Industrialization and the maximization of production-
consumption lead to success in war, so the logic of the State
fetishizes production-consumption as a universal good, and
states attempt to form themselves around social structures
which will inculcate it. As Marx observed, arrangements which
become obsolete (in the sense of being less efficient at
achieving the desired goals) are ruthlessly swept aside --
evidently including the one constructed by his disciples in
the Soviet Union.
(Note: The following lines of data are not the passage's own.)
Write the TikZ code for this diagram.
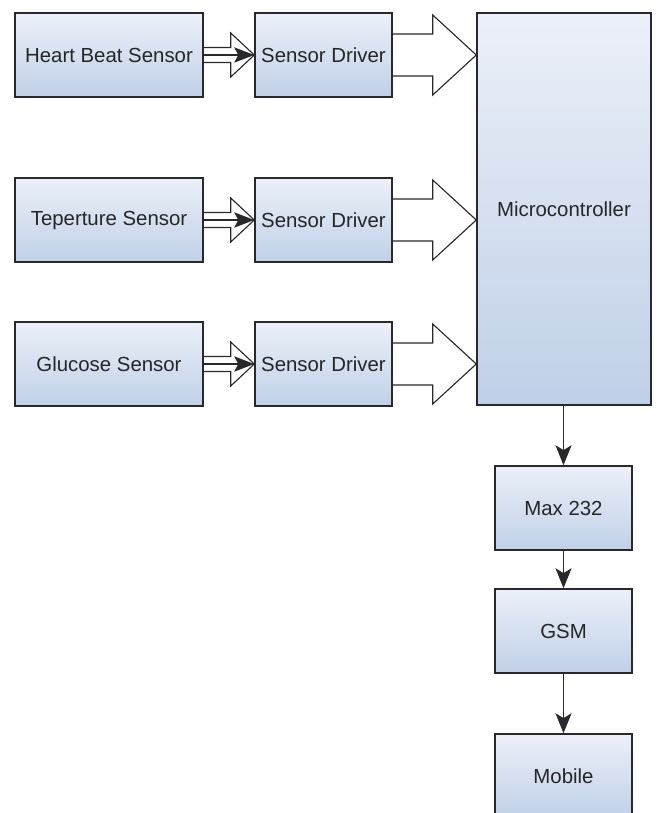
\documentclass[tikz,border=0pt]{standalone}
\usepackage{fontspec}
\setmainfont{Liberation Sans}
\usetikzlibrary{%
  calc,
  arrows.meta,
}

\definecolor{boxtop}{RGB}{236,240,248}
\definecolor{boxbot}{RGB}{192,208,232}
\definecolor{edge}{RGB}{40,40,45}

\tikzset{
  block/.style={draw=edge, line width=1pt,
    top color=boxtop, bottom color=boxbot,
    font=\fontsize{14.5}{17}\selectfont, text=black!85, inner sep=0pt},
  sensor/.style={block, minimum width=4.7cm, minimum height=2.1cm},
  driver/.style={block, minimum width=3.425cm, minimum height=2.1cm},
  hollow/.style={draw=edge, line width=0.8pt},
  link/.style={draw=edge, line width=1.1pt,
    -{Stealth[length=5mm, width=4mm, inset=1.2mm]}},
}

\begin{document}
\begin{tikzpicture}[x=0.025cm, y=-0.025cm]
        % 1 unit = 1 px of the page
        \clip (0,0) rectangle (656,813);
        \useasboundingbox (0,0) rectangle (656,813);

        \node[sensor] (hbsensor) at (109,55) {Heart Beat Sensor};
        \node[sensor] (tmpsensor) at (109,220) {Teperture Sensor};
        \node[sensor] (glusensor) at (109,364) {Glucose Sensor};

        \node[driver] (drvA) at (323.5,55) {Sensor Driver};
        \node[driver] (drvB) at (323.5,220) {Sensor Driver};
        \node[driver] (drvC) at (323.5,364) {Sensor Driver};

        \node[block, minimum width=4.35cm, minimum height=9.8cm]
          (mcu) at (564,209) {Microcontroller};

        \node[driver] (max) at (563.5,508) {Max 232};
        \node[driver] (gsm) at (563.5,631) {GSM};
        \node[driver] (mobile) at (563.5,776) {Mobile};

        % sensor -> driver
        \foreach \s/\d in {hbsensor/drvA, tmpsensor/drvB, glusensor/drvC} {
          \draw[hollow]
            ($(\s.east)+(0,-7.5)$) -- ($(\s.east)+(27,-7.5)$)
            -- ($(\s.east)+(27,-22)$) -- (\d.west)
            -- ($(\s.east)+(27,22)$) -- ($(\s.east)+(27,7.5)$)
            -- ($(\s.east)+(0,7.5)$);
          \draw[draw=edge, line width=1pt,
            -{Stealth[length=5mm, width=3.8mm, inset=1mm]}]
            (\s.east) -- (\d.west);
        }

        % driver -> microcontroller
        \foreach \d in {drvA, drvB, drvC} {
          \draw[hollow]
            ($(\d.east)+(0,-21)$) -- ($(\d.east)+(40,-21)$)
            -- ($(\d.east)+(40,-40)$) -- (\d.east -| mcu.west)
            -- ($(\d.east)+(40,40)$) -- ($(\d.east)+(40,21)$)
            -- ($(\d.east)+(0,21)$);
        }

        \draw[link] (mcu.south -| max.north) -- (max.north);
        \draw[link] (max.south) -- (gsm.north);
        \draw[link] (gsm.south) -- (mobile.north);
      \end{tikzpicture}
\end{document}
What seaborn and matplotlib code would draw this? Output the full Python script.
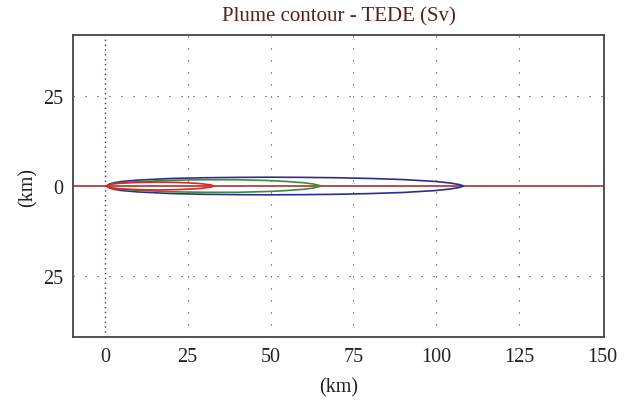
import numpy as np
import pandas as pd
import matplotlib
matplotlib.use("Agg")
import matplotlib.pyplot as plt
import seaborn as sns

# Upper-half outlines (km); lower half mirrors them
blue_x = [0.5, 1.5, 3, 5, 10, 20, 30, 40, 50, 60, 70, 80, 90, 100, 104, 107, 108.3]
blue_y = [0.0, 0.6, 0.95, 1.25, 1.65, 2.1, 2.3, 2.4, 2.45, 2.4, 2.3, 2.1, 1.8, 1.25, 0.85, 0.4, 0.0]
green_x = [0.5, 1.5, 3, 5, 10, 20, 30, 40, 50, 55, 60, 63, 65.4]
green_y = [0.0, 0.45, 0.7, 0.9, 1.2, 1.6, 1.75, 1.75, 1.5, 1.25, 0.9, 0.55, 0.0]
red_x = [0.5, 1.2, 2.5, 5, 10, 16, 22, 27, 30, 32, 33.0]
red_y = [0.0, 0.4, 0.6, 0.8, 1.0, 1.1, 1.0, 0.8, 0.55, 0.3, 0.0]

x_ticks = [0, 25, 50, 75, 100, 125, 150]
y_ticks = [-25, 0, 25]
y_tick_labels = ["25", "0", "25"]

sns.set_style("white")
plt.rcParams["font.family"] = ["Liberation Serif", "DejaVu Serif"]

def closed(xs, ys, name):
    xx = list(xs) + list(xs[::-1])
    yy = list(ys) + [-v for v in ys[::-1]]
    return pd.DataFrame({"x": xx, "y": yy, "contour": name, "order": range(len(xx))})

df = pd.concat([closed(blue_x, blue_y, "blue"),
                closed(green_x, green_y, "green"),
                closed(red_x, red_y, "red")], ignore_index=True)

fig = plt.figure(figsize=(6.28, 4.02), dpi=100)
ax = fig.add_axes([0.1162, 0.1592, 0.8456, 0.7512])

# grid
for xv in x_ticks[1:-1]:
    ax.axvline(xv, color="#333333", lw=0.8, ls=(0, (1, 9.8)), zorder=0)
for yv in [-25, 25]:
    ax.axhline(yv, color="#333333", lw=0.8, ls=(0, (1, 9.8)), zorder=0)
ax.axvline(0, color="#8b1a2a", lw=1.0, ls=(0, (1, 2.5)), zorder=1)
ax.axhline(0, color="#a03535", lw=1.2, zorder=2)

palette = {"blue": "#2e2e8c", "green": "#3d8b3d", "red": "#e52222"}
sns.lineplot(data=df, x="x", y="y", hue="contour", units="contour", estimator=None,
             sort=False, palette=palette, lw=1.2, legend=False, ax=ax, zorder=3)

ax.set_xlim(-9.6, 150.6)
ax.set_ylim(-42, 42)
ax.set_xticks(x_ticks)
ax.set_yticks(y_ticks)
ax.set_yticklabels(y_tick_labels)
ax.tick_params(axis="x", labelsize=14.5, length=0, pad=7, colors="#222222")
ax.tick_params(axis="y", labelsize=14.5, length=0, pad=7, colors="#222222")
ax.set_xlabel("(km)", fontsize=14.5, color="#222222", labelpad=8)
ax.set_ylabel("(km)", fontsize=14.5, color="#222222", labelpad=4)
ax.set_title("Plume contour - TEDE (Sv)", fontsize=15, color="#5a1e1e", pad=10.5)
for s in ax.spines.values():
    s.set_color("#444444")
    s.set_linewidth(1.3)

fig.savefig("out.png", dpi=100)
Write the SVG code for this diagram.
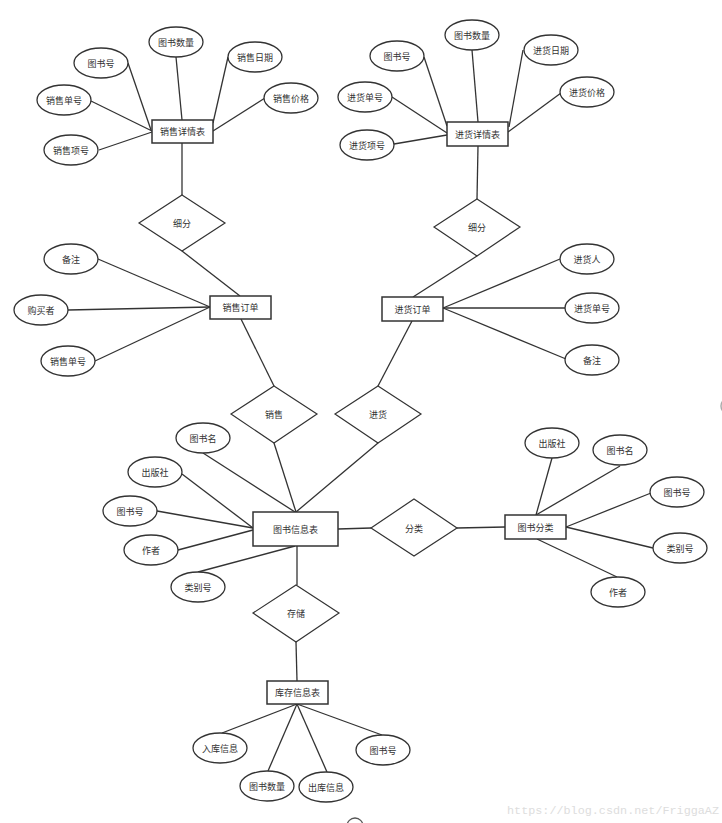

Which model is the best is still debatable;
at present, China is supposed to have the highest acceleration
of prod-con.
What the book notices is that the submission, often brought
about by force or fraud, of individuals to the goal of maximized
prod-con had been justified by the utopia which it was supposed
to eventually bring forth, and that in the 1980s and '90s both
Communist and capitalist authorities had begun to confess
fairly regularly that they could not, after all, bring forth
utopia. There was much talk about reduced expectations, as
you may recall. But this then weakened allegiance to the
prevailing systems, as we observe in war (including terrorism)
and religious fanaticism at home and abroad.